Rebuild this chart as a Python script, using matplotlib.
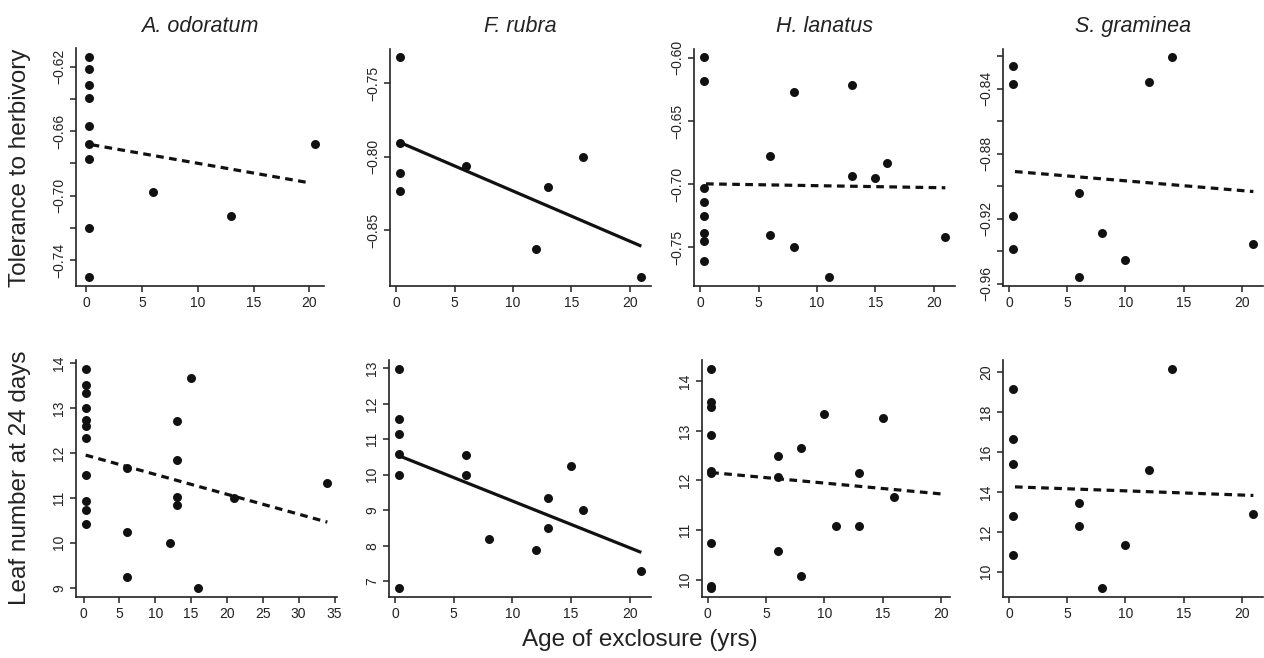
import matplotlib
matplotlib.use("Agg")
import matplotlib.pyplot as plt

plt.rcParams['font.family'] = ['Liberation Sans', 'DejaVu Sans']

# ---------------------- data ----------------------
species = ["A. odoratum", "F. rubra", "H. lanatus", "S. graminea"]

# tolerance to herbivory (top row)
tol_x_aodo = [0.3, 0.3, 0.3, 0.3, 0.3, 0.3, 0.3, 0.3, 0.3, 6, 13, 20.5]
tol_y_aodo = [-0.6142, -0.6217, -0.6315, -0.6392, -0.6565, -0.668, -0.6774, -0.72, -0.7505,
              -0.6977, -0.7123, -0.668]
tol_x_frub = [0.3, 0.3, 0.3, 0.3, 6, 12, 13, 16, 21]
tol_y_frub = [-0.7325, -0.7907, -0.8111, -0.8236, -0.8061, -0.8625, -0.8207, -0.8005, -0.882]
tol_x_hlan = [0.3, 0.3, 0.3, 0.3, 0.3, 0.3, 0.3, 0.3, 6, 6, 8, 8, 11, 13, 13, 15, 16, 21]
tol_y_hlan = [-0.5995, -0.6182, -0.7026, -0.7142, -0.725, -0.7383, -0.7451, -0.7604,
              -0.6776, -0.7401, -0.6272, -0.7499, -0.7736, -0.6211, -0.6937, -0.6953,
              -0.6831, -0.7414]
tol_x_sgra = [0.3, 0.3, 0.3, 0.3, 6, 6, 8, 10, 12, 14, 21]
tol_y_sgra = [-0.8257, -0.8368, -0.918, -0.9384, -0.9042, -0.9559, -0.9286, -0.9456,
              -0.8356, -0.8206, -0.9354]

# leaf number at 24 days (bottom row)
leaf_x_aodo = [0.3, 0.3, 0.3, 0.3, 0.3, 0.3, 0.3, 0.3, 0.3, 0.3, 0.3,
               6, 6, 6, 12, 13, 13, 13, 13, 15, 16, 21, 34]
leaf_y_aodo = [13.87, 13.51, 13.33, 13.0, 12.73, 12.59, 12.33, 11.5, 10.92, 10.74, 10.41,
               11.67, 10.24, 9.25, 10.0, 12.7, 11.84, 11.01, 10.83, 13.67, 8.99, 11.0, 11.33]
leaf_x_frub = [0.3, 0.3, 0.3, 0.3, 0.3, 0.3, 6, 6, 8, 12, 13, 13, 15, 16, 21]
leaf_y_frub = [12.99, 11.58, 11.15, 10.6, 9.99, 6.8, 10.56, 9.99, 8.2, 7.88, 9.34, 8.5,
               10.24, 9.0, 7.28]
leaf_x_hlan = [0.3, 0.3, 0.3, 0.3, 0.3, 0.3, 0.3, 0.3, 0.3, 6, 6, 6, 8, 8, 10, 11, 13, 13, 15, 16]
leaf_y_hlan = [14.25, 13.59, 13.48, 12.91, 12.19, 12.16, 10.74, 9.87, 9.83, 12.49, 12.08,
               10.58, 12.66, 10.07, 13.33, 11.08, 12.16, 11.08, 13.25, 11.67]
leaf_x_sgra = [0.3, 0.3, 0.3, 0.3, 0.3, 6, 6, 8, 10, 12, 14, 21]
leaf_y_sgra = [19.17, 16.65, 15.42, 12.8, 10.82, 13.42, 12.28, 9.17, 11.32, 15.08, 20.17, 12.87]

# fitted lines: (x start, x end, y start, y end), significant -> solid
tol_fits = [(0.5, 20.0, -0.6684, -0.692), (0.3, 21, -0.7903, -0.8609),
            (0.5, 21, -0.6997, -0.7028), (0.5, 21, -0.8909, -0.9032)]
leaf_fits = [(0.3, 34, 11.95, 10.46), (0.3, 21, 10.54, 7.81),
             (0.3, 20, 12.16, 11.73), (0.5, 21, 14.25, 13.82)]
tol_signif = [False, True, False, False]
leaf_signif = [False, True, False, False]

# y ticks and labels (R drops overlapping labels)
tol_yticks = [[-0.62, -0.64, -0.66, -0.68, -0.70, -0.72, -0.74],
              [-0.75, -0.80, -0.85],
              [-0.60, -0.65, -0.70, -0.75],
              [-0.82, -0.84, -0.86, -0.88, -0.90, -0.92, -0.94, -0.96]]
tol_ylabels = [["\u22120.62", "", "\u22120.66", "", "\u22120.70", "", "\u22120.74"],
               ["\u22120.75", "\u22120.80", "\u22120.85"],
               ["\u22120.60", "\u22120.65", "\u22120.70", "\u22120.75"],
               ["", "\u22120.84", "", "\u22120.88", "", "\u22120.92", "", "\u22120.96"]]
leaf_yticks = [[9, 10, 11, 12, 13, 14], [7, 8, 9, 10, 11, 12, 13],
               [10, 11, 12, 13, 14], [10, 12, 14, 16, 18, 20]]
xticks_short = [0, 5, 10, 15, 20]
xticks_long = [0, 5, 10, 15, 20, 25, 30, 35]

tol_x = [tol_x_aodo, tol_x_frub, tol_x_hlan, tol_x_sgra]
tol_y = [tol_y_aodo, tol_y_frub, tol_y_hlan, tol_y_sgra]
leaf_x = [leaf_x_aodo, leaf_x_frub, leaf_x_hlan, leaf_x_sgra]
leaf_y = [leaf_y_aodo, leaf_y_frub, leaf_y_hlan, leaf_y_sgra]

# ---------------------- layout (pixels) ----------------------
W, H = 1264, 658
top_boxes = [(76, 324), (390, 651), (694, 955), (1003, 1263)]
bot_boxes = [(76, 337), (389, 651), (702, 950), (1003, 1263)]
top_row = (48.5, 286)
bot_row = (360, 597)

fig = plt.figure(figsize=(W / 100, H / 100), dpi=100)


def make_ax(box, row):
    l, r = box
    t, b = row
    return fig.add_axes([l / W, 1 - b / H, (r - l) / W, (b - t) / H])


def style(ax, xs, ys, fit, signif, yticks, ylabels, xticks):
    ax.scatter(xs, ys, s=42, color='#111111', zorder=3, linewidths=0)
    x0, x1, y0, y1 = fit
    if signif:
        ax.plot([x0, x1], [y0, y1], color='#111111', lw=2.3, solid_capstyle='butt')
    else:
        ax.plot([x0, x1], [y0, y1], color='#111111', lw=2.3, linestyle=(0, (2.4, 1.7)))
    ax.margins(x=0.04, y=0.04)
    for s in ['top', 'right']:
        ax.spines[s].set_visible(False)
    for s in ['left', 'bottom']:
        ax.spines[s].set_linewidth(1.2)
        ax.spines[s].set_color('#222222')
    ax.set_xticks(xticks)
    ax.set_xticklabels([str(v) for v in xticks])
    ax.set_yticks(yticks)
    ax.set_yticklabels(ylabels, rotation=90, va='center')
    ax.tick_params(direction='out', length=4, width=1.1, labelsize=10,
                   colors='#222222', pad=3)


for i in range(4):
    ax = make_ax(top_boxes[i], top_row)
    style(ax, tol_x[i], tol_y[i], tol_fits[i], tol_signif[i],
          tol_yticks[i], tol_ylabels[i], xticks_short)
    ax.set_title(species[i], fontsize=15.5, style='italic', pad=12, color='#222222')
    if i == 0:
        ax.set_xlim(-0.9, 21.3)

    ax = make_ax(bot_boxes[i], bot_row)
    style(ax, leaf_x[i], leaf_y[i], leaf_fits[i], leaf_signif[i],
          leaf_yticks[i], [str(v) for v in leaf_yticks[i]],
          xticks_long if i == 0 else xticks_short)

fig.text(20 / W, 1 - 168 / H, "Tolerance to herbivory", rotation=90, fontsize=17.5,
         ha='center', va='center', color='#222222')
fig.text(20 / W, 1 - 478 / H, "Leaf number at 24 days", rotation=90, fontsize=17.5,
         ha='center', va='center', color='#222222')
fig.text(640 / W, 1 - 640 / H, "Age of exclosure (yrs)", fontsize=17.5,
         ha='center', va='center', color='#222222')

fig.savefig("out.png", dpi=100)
==
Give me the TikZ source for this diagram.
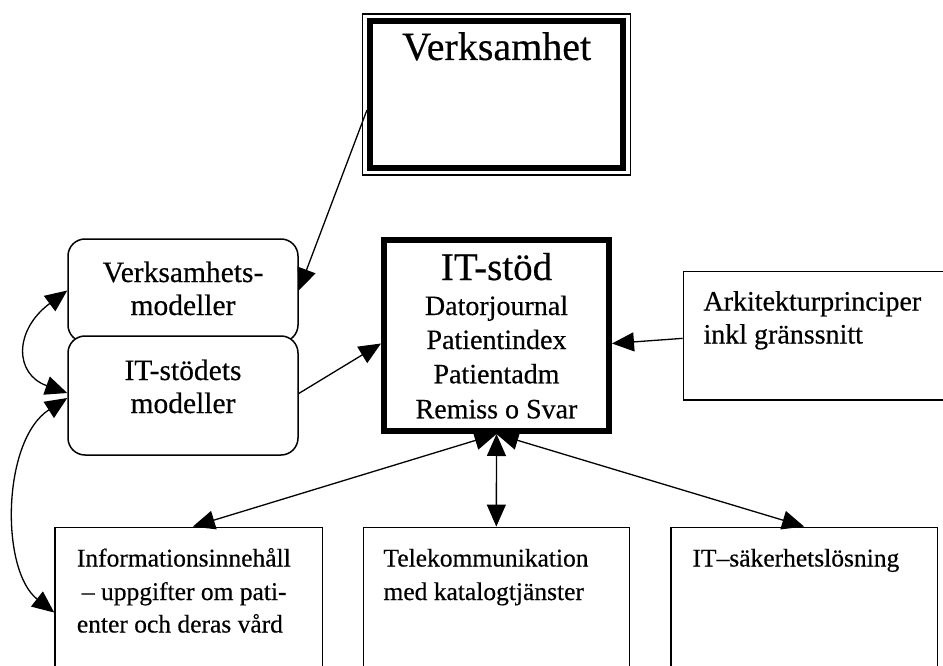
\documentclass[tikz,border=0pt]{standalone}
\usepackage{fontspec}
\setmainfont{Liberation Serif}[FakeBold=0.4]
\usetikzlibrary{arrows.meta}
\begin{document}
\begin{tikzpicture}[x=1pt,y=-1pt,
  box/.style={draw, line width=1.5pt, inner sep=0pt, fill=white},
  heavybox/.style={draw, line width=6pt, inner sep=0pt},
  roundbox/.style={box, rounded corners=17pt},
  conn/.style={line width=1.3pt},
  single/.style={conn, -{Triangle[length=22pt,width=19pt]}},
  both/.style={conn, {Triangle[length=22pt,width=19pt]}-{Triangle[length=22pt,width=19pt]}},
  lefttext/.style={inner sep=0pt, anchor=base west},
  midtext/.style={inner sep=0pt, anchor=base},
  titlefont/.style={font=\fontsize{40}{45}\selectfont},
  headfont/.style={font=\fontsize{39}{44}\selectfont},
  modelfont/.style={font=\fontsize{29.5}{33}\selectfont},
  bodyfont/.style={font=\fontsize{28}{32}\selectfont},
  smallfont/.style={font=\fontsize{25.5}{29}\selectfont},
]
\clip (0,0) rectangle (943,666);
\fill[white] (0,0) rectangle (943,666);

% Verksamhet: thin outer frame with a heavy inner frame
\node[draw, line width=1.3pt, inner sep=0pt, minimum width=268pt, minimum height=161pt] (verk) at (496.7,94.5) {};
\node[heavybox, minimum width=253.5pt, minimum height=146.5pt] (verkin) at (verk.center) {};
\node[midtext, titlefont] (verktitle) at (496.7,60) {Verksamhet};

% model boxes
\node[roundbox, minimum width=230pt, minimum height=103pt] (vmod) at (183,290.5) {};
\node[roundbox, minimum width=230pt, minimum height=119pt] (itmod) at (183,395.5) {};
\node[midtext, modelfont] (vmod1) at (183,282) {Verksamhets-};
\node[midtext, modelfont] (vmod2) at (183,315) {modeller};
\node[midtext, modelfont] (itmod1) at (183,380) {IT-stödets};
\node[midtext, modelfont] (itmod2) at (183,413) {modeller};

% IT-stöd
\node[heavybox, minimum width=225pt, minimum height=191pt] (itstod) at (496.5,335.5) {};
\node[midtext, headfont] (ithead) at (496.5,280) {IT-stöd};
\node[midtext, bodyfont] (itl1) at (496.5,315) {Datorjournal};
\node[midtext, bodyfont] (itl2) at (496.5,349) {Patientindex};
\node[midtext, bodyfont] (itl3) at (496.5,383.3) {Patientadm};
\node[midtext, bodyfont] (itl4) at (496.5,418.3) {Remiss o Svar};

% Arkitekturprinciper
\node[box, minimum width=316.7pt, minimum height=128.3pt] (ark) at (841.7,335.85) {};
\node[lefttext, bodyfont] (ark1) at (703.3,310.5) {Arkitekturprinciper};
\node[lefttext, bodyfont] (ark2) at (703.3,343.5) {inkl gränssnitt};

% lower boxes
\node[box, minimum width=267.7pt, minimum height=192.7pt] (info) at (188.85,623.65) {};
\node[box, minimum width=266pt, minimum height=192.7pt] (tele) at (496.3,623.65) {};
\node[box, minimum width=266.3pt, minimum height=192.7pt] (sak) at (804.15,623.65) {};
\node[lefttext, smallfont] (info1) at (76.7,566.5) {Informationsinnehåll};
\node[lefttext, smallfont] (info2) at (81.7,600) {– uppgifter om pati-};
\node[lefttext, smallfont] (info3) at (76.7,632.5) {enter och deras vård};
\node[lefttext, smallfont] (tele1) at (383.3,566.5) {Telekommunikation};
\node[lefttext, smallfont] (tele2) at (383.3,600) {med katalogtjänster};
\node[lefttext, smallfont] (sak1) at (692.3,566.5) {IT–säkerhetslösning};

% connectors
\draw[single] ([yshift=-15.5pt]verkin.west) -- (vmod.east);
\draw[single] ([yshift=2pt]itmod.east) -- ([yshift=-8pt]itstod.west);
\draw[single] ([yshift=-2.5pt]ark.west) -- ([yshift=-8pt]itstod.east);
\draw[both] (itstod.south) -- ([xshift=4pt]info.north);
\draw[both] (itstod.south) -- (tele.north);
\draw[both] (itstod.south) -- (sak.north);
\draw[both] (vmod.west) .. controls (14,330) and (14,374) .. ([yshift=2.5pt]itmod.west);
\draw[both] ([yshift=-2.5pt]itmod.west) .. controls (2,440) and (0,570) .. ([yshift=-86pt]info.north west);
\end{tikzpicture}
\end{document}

▶ Goal of the exercise: Write out every line of the data that holds the word "this".

▶ Output of the task:
Rebuild this chart as a Python script, using matplotlib.
Give me the TikZ source for this diagram.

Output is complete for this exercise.